The newest issue of The Blue and White will soon arrive. Until then, enjoy the magazine in its entirety as we preview it on Bwog.
Morningside old timers remember “the castle” at 106th and Central Park West as it once was. Not an inch of the restored structure betrays its past today, but for 40 years, the five crumbling turrets of 455 Central Park West dotted the skyline with decay. Only rats, squatters, and ghosts called its cluttered hallways home.
The castle first opened its doors in 1890 as the New York Cancer Hospital, a state-of-the-art experimental facility and the only one of its kind in the U.S. To visit the building in those days would have felt like stepping into the Loire Valley–its French Renaissance revivalarchitecture gleamed with red brick and black ironwork, and its circular turrets lent a romantic grandeur to its grim medical mission. (The round towers were, in fact, functionally designed to eliminate the corners where physicians once believed germs collected and grew.)
Breakthroughs in the use of radium for cancer treatment put the castle-cum-hospital at the forefront of the medical world, but by 1955 the hospital vacated the circular wards for a more modern facility. The center then became the Towers Nursing Home–a low-rent elder-care facility shuttered in 1974 for abusing and swindling its residents–before falling into total neglect. For the next 30 years, the castle lay abandoned, saved from demolition by a timely landmarks designation and the periodic, but fruitless, chatter of possible renovation projects.

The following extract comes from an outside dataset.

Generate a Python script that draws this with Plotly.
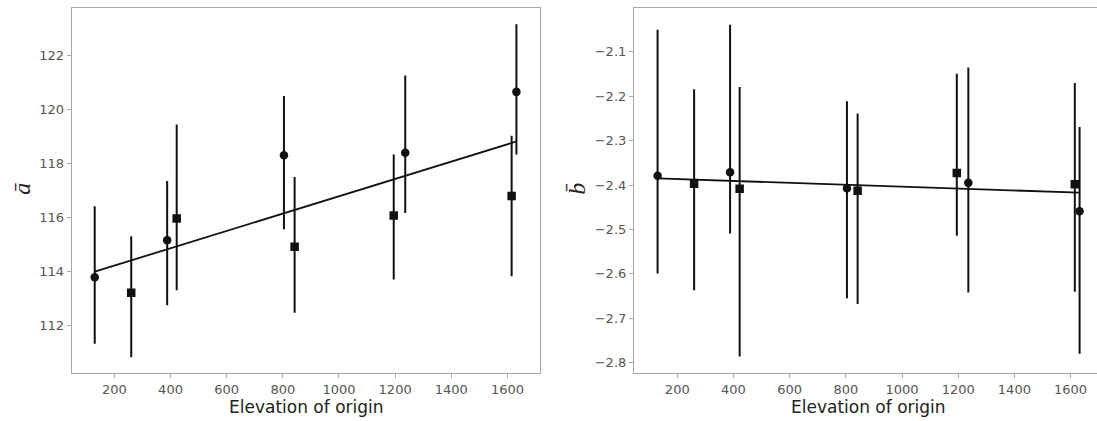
import plotly.graph_objects as go

# ---- data ----
circle_x = [130, 388, 804, 1236, 1632]
square_x = [260, 422, 842, 1195, 1615]

a_circle = [113.78, 115.16, 118.31, 118.40, 120.66]
a_circle_hi = [116.42, 117.35, 120.51, 121.27, 123.17]
a_circle_lo = [111.32, 112.74, 115.56, 116.17, 118.34]
a_square = [113.21, 115.96, 114.91, 116.07, 116.80]
a_square_hi = [115.30, 119.45, 117.50, 118.34, 119.03]
a_square_lo = [110.82, 113.30, 112.47, 113.70, 113.82]
a_fit_x = [130, 1632]
a_fit_y = [113.99, 118.82]

b_circle = [-2.379, -2.371, -2.407, -2.395, -2.459]
b_circle_hi = [-2.050, -2.039, -2.211, -2.135, -2.269]
b_circle_lo = [-2.599, -2.509, -2.655, -2.642, -2.780]
b_square = [-2.397, -2.408, -2.413, -2.373, -2.398]
b_square_hi = [-2.184, -2.179, -2.239, -2.149, -2.170]
b_square_lo = [-2.637, -2.786, -2.668, -2.514, -2.640]
b_fit_x = [131, 1631]
b_fit_y = [-2.385, -2.417]

x_ticks = [200, 400, 600, 800, 1000, 1200, 1400, 1600]
a_ticks = [112, 114, 116, 118, 120, 122]
b_ticks = [-2.8, -2.7, -2.6, -2.5, -2.4, -2.3, -2.2, -2.1]

W, H = 1097, 421
BLACK = "#111111"


def err(y, hi, lo):
    return dict(type="data", symmetric=False,
                array=[h - v for h, v in zip(hi, y)],
                arrayminus=[v - l for v, l in zip(y, lo)],
                color=BLACK, thickness=2, width=0)


fig = go.Figure()

panels = [
    ("x", "y", a_fit_x, a_fit_y, a_circle, a_circle_hi, a_circle_lo,
     a_square, a_square_hi, a_square_lo),
    ("x2", "y2", b_fit_x, b_fit_y, b_circle, b_circle_hi, b_circle_lo,
     b_square, b_square_hi, b_square_lo),
]
for xa, ya, fx, fy, cy, chi, clo, sy, shi, slo in panels:
    fig.add_trace(go.Scatter(x=fx, y=fy, mode="lines", xaxis=xa, yaxis=ya,
                             line=dict(color=BLACK, width=1.8), showlegend=False))
    fig.add_trace(go.Scatter(x=circle_x, y=cy, mode="markers", xaxis=xa, yaxis=ya,
                             marker=dict(symbol="circle", size=8.5, color=BLACK),
                             error_y=err(cy, chi, clo), showlegend=False))
    fig.add_trace(go.Scatter(x=square_x, y=sy, mode="markers", xaxis=xa, yaxis=ya,
                             marker=dict(symbol="square", size=8.5, color=BLACK),
                             error_y=err(sy, shi, slo), showlegend=False))

spine = "#a8a8a8"
tickfont = dict(family="DejaVu Sans", size=13, color="#555555")
y_top = 1 - 7.5 / H
y_bot = 1 - 373.3 / H

common_x = dict(showgrid=False, zeroline=False, showline=True, linecolor=spine,
                linewidth=1.2, ticks="outside", ticklen=4, tickcolor=spine,
                tickvals=x_ticks, tickfont=tickfont, automargin=False)
common_y = dict(showgrid=False, zeroline=False, showline=True, linecolor=spine,
                linewidth=1.2, ticks="outside", ticklen=4, tickcolor=spine,
                tickfont=tickfont, automargin=False, domain=[y_bot, y_top])

fig.update_layout(
    width=W, height=H,
    margin=dict(l=0, r=0, t=0, b=0),
    paper_bgcolor="white", plot_bgcolor="white",
    xaxis=dict(common_x, domain=[71.7 / W, 540 / W], range=[48, 1716],
               mirror=True, anchor="y"),
    yaxis=dict(common_y, range=[110.22, 123.79], tickvals=a_ticks,
               mirror=True, anchor="x"),
    xaxis2=dict(common_x, domain=[634 / W, 1.0], range=[46, 1694],
                mirror=True, anchor="y2"),
    yaxis2=dict(common_y, range=[-2.8238, -2.0001], tickvals=b_ticks,
                ticktext=["\u2212" + f"{abs(v):.1f}" for v in b_ticks],
                mirror=False, anchor="x2"),
)

title_font = dict(family="DejaVu Sans", size=17, color="#222222")
label_font = dict(family="Liberation Serif, DejaVu Serif", size=24, color="#222222")
yc = 1 - 189 / H
fig.add_annotation(text="Elevation of origin", xref="paper", yref="paper",
                   x=306 / W, y=1 - 407 / H, showarrow=False, font=title_font,
                   xanchor="center", yanchor="middle")
fig.add_annotation(text="Elevation of origin", xref="paper", yref="paper",
                   x=868 / W, y=1 - 407 / H, showarrow=False, font=title_font,
                   xanchor="center", yanchor="middle")
fig.add_annotation(text="<i>a\u0304</i>", xref="paper", yref="paper",
                   x=21.7 / W, y=yc, showarrow=False, font=label_font,
                   textangle=-90, xanchor="center", yanchor="middle")
fig.add_annotation(text="<i>b\u0304</i>", xref="paper", yref="paper",
                   x=576.7 / W, y=yc, showarrow=False, font=label_font,
                   textangle=-90, xanchor="center", yanchor="middle")

fig.write_html("out.html",
               config={"displayModeBar": False},
               post_script="document.body.style.margin='0';"
                           "document.body.style.padding='0';")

A white knight finally rode to the castle’s rescue in 2003. After purchasing it in the late 1990s, developer Dan McLean finally succeeded in corralling funds to restore the building by convincing Columbia University to help cover the $150 million needed. In return, McLean would set aside for Columbia faculty 15 floors of a luxury apartment tower he planned to build and attach to the restored structure. In just two years, the castle was recreated as a complex of luxury condos so chic that they attracted the attention of celebrities like Phil Collins and Bill Clinton.
Now called “The Towers,” the once-decrepit castle stands today as a clean, beautiful model of Victorian institutional architecture and, as Sarah Bernard of New York Magazine put it on the eve of the restoration, a monument to “the winds of uptown gentrification.”
–Liz Naiden
Illustration by Adela Yawitz
10 Comments
@Alum “Dan McLean finally succeeded in corralling funds to restore the building by convincing Columbia University to help cover the $150 million needed. In return, McLean would set aside for Columbia faculty 15 floors of a luxury apartment tower he planned to build . . . .”

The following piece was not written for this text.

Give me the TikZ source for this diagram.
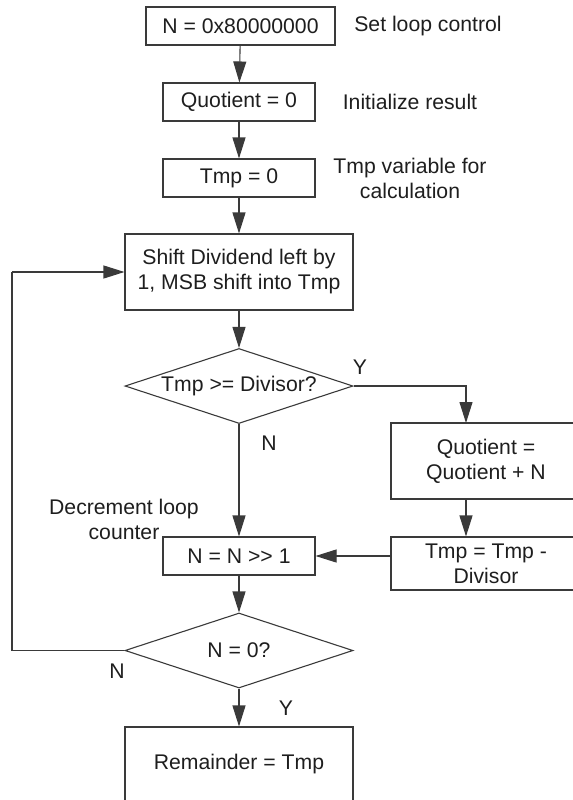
\documentclass[tikz,border=0pt]{standalone}
\usepackage{fontspec}
\setmainfont{Liberation Sans}
\usepackage{tikz}
\usepackage{xcolor}
\usetikzlibrary{arrows.meta,positioning,shapes,calc}
\definecolor{flowline}{HTML}{3A3A3A}
\definecolor{flowtext}{HTML}{1E1E1E}

\begin{document}
\begin{tikzpicture}[x=0.5pt,y=-0.5pt,
    every node/.style={text=flowtext,font=\fontsize{10.6}{12.5}\selectfont,align=center},
    procbox/.style={draw=flowline,line width=0.55pt,inner sep=2pt},
    decbox/.style={draw=flowline,line width=0.55pt,diamond,aspect=3.04,inner sep=0pt,
                   minimum width=114pt,minimum height=37.5pt},
    flow/.style={draw=flowline,line width=0.55pt,-{Triangle[length=10.5pt,width=6.5pt]}},
    plain/.style={draw=flowline,line width=0.55pt}]
  \clip (0,0) rectangle (573,800);

  \node[procbox,minimum width=94.5pt,minimum height=19pt] (init) at (240.5,26) {N = 0x80000000};
  \node[procbox,minimum width=76pt,minimum height=19pt] (quozero) at (239,102) {Quotient = 0};
  \node[procbox,minimum width=76pt,minimum height=19pt] (tmpzero) at (239,178) {Tmp = 0};
  \node[procbox,minimum width=114pt,minimum height=38pt] (shift) at (239,272) {Shift Dividend left by\\1, MSB shift into Tmp};
  \node[decbox] (cmp) at (239,386) {Tmp >= Divisor?};
  \node[procbox,minimum width=95pt,minimum height=38pt] (quoadd) at (486,461) {Quotient =\\Quotient + N};
  \node[procbox,minimum width=95pt,minimum height=26.5pt] (tmpsub) at (486,563.5) {Tmp = Tmp -\\Divisor};
  \node[procbox,minimum width=76pt,minimum height=19pt] (nshift) at (239,556) {N = N >{}> 1};
  \node[decbox] (zero) at (239,650.5) {N = 0?};
  \node[procbox,minimum width=114pt,minimum height=37pt] (rem) at (239,764) {Remainder = Tmp};

  \node (setlbl) at (428,26) {Set loop control};
  \node (initlbl) at (410,102) {Initialize result};
  \node (tmplbl) at (410,178) {Tmp variable for\\calculation};
  \node (declbl) at (124,519.5) {Decrement loop\\counter};
  \node (yes1) at (360,367) {Y};
  \node (no1) at (269,443) {N};
  \node (no2) at (117,671) {N};
  \node (yes2) at (286,708) {Y};

  \coordinate (yesin) at (466,423);
  \coordinate (loopup) at (12,272);

  \draw[flow] (init) -- (quozero);
  \draw[flow] (quozero) -- (tmpzero);
  \draw[flow] (tmpzero) -- (shift);
  \draw[flow] (shift) -- (cmp);
  \draw[flow] (cmp.east) -| (yesin);
  \draw[flow] (yesin |- quoadd.south) -- (yesin |- tmpsub.north);
  \draw[flow] (tmpsub.west |- nshift.east) -- (nshift.east);
  \draw[flow] (cmp.south) -- (nshift);
  \draw[flow] (nshift) -- (zero);
  \draw[plain] (zero.west) -| (loopup);
  \draw[flow] (loopup) -- (shift.west);
  \draw[flow] (zero.south) -- (rem);
\end{tikzpicture}
\end{document}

Not quite. McClean started the project without Columbia’s help after narrowly outbidding it for the property in a blind auction. But his financing fell through while construction was well underway. He then made a deal to sell Columbia 51 apartments (17 floors of the new tower) at a discount in order to raise the money he needed to complete the project.
@The chateau I first saw this building back in Spring 1989, on one of the first AIDS Walk New York circuits. I don’t think I’d ever been in that part of the city. It was heartbreaking: busted-out boarded-over windows, grafitti, garbage everywhere. I would have worked on it for free, just to see it back in its glory. It’s terrific to see it in its refurbished glory.
If you want photos, there are some on the Wikipedia page:
http://en.wikipedia.org/wiki/New_York_Cancer_Hospital
@nido http://www.flickr.com/photos/sandstorm889/3967354037
http://www.flickr.com/photos/sandstorm889/3977153909
@Anonymous ummmmmm..
why would you write a story about something which is suppose to be beautiful and not post pictures? Honestly, if you just posted cool pictures without the words I wouldn’t mind, but not the other way around.
@... You realize the B&W doesn’t have pictures (though it often has beautiful drawings), right? And really, you’re complaining that a mere one page article is too long? Wow.
@Anonymous where do I complain about length?
I realize that B&W doesn’t do pictures, but how are is it to attach some when they repost on Bwog? Maybe link to google street view?
@Happy now?? http://en.wikipedia.org/wiki/New_York_Cancer_Hospital
@Anonymous yes! thanks
@Anonymous maybe you should walk there?